(Collected data entries)
■ ■ ■

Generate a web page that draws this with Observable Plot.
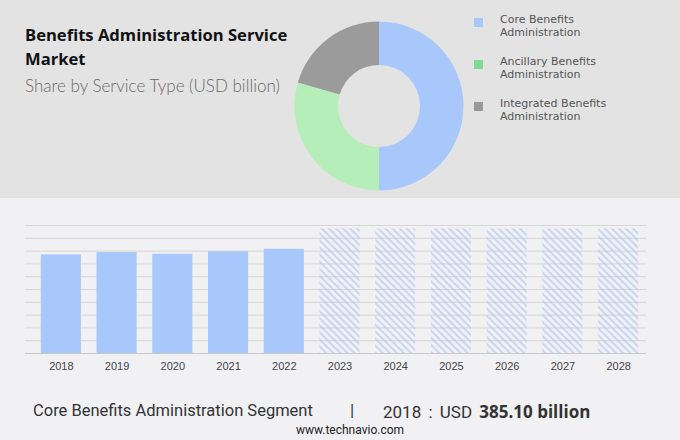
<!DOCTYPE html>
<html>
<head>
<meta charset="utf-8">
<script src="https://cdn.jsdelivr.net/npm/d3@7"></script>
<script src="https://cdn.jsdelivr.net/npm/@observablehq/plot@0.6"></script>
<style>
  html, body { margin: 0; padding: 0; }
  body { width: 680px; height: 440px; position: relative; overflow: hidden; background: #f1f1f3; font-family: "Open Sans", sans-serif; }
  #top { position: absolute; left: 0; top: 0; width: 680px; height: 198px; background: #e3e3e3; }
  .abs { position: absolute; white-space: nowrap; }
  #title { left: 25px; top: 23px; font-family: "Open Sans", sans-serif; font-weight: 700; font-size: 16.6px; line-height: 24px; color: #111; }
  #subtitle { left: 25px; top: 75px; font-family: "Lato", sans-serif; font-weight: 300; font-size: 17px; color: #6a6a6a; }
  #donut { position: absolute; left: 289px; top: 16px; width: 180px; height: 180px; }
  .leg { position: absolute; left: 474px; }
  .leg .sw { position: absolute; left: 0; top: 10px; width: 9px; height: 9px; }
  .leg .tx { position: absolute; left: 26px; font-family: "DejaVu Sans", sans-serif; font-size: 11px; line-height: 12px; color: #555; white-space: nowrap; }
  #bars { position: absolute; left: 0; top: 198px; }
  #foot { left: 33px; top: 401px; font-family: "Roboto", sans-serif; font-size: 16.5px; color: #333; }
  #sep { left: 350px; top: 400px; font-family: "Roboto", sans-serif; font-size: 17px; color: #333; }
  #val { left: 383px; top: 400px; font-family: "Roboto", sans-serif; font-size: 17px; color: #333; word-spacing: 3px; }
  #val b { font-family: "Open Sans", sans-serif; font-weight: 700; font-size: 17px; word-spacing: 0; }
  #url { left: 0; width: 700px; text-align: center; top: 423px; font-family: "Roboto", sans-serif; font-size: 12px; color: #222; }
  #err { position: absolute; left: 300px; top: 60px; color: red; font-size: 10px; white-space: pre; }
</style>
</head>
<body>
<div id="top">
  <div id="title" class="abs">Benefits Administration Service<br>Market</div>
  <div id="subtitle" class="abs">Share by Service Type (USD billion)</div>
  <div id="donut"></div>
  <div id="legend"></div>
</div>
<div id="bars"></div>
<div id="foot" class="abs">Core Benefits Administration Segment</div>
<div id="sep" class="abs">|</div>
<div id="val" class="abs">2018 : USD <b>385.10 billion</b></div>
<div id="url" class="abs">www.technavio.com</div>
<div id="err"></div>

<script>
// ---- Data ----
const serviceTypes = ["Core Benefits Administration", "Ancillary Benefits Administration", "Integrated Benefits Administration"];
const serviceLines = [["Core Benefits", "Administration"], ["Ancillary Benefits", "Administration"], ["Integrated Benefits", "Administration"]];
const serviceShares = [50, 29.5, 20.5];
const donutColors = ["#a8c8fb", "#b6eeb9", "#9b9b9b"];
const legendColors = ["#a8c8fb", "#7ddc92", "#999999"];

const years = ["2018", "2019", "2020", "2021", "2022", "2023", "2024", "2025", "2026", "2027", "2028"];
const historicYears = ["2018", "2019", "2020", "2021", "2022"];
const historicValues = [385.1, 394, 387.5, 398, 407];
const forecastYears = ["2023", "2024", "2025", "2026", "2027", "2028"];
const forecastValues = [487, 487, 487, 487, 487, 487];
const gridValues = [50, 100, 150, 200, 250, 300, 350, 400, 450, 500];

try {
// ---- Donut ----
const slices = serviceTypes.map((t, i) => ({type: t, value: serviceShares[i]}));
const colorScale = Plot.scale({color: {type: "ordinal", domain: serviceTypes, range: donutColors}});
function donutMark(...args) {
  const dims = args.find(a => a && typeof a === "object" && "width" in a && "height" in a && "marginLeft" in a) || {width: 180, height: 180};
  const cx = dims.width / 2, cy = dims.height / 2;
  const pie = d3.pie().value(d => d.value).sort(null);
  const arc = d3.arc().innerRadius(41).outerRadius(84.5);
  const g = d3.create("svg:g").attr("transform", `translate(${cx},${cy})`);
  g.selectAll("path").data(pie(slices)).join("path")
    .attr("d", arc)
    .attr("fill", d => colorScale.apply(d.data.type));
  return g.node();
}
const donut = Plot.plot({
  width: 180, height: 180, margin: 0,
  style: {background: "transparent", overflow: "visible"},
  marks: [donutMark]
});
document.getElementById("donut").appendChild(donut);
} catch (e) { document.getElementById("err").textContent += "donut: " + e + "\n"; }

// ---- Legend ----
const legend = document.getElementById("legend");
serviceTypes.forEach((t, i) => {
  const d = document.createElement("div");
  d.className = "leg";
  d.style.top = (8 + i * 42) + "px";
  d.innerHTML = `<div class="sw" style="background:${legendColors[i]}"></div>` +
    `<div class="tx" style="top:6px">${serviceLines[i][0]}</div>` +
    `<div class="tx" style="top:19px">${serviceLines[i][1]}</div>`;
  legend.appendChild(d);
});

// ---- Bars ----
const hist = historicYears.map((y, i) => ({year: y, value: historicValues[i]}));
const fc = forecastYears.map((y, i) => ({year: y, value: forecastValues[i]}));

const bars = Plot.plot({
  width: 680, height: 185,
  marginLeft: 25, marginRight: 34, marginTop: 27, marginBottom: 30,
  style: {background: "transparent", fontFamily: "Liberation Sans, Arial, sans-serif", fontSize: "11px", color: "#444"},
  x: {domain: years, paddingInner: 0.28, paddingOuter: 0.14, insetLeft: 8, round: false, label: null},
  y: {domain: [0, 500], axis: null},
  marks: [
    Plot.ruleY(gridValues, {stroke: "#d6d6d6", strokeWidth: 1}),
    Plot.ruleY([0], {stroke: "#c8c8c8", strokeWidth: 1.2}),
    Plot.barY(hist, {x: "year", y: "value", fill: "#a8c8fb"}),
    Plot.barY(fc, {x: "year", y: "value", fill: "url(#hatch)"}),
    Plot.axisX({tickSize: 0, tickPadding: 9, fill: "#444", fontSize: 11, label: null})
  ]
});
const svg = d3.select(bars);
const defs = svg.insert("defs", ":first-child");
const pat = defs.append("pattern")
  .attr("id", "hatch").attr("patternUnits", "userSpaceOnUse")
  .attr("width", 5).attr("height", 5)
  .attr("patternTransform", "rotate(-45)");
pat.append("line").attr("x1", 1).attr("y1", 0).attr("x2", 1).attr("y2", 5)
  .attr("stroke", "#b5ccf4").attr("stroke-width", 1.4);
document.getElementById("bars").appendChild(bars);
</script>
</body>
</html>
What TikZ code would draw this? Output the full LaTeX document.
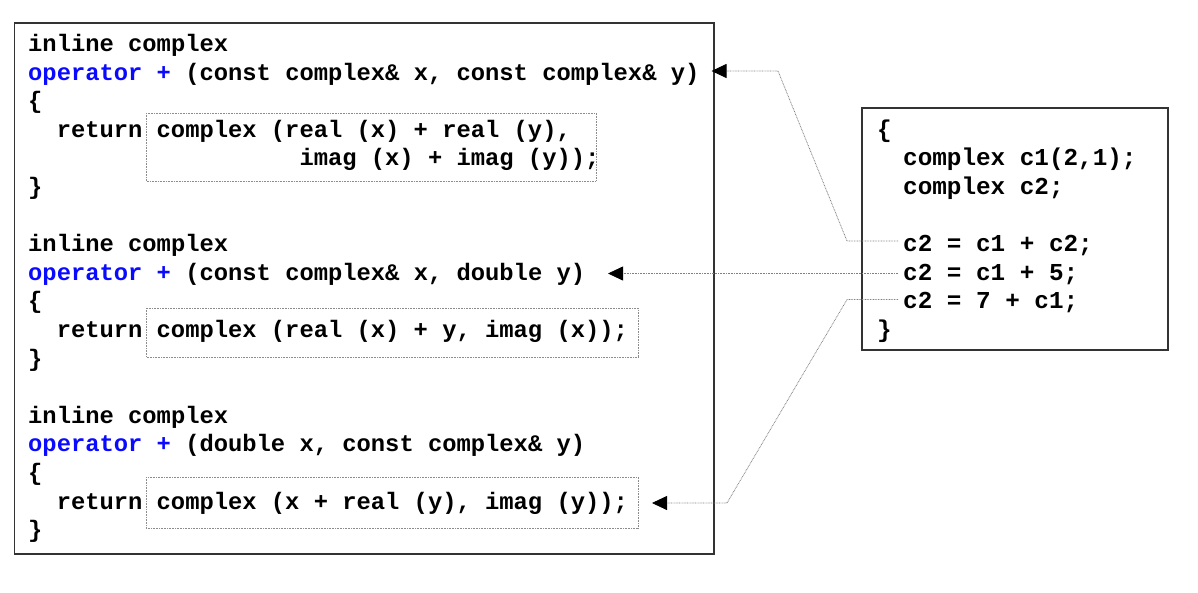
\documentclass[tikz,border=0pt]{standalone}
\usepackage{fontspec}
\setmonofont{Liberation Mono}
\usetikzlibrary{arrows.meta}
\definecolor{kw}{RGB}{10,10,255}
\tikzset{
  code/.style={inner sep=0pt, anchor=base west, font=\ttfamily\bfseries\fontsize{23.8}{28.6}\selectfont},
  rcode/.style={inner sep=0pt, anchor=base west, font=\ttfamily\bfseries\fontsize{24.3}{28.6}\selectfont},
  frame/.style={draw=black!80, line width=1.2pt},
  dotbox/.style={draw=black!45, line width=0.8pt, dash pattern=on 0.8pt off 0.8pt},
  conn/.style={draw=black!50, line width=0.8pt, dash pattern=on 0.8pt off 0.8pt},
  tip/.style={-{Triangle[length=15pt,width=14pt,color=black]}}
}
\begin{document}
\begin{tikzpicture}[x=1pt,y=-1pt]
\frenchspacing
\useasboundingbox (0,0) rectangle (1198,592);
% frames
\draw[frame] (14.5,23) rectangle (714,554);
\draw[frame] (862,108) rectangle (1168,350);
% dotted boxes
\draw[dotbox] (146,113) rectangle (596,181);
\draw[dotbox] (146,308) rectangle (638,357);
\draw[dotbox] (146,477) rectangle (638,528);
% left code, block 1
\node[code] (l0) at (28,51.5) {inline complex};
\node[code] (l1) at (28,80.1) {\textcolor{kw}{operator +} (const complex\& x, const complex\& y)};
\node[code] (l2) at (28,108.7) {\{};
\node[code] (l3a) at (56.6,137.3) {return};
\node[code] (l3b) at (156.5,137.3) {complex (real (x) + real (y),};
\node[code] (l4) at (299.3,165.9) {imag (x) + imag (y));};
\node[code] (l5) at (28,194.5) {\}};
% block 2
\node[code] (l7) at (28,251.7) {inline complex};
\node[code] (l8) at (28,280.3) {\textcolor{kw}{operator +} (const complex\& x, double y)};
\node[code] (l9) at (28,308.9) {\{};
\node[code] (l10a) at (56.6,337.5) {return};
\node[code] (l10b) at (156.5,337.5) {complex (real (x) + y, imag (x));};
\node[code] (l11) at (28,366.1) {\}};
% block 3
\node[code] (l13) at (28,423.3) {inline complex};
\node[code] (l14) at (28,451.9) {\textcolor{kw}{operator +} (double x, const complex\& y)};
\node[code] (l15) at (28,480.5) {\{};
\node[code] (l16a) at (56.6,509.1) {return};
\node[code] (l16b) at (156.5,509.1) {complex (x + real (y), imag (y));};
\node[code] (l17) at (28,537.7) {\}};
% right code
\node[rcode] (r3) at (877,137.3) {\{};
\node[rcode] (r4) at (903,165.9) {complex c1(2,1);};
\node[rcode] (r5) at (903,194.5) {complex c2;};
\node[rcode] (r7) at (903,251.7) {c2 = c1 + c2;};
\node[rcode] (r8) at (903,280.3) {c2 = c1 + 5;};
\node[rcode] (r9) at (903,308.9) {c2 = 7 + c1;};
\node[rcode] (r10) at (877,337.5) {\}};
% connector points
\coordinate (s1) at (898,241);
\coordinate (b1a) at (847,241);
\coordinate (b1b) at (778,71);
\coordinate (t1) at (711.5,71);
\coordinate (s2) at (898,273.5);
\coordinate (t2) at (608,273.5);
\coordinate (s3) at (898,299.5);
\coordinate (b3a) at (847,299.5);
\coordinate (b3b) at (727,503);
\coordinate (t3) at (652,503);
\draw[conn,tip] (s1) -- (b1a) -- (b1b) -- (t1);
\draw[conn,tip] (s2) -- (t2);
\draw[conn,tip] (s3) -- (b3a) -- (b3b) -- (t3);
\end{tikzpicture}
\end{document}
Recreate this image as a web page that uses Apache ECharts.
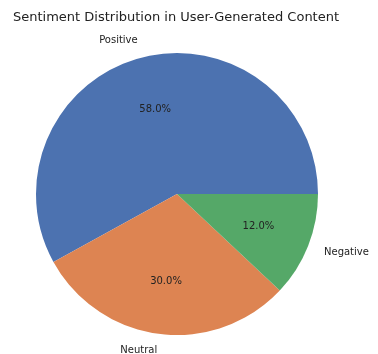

■ ■ ■

__PROBLEM DETAILS__.
Identify and copy all lines with the word "this".

__WORKED ANSWER__.
Generate a web page that draws this with Observable Plot.
What TikZ code would draw this? Output the full LaTeX document.
Recreate this image as a web page that uses Apache ECharts.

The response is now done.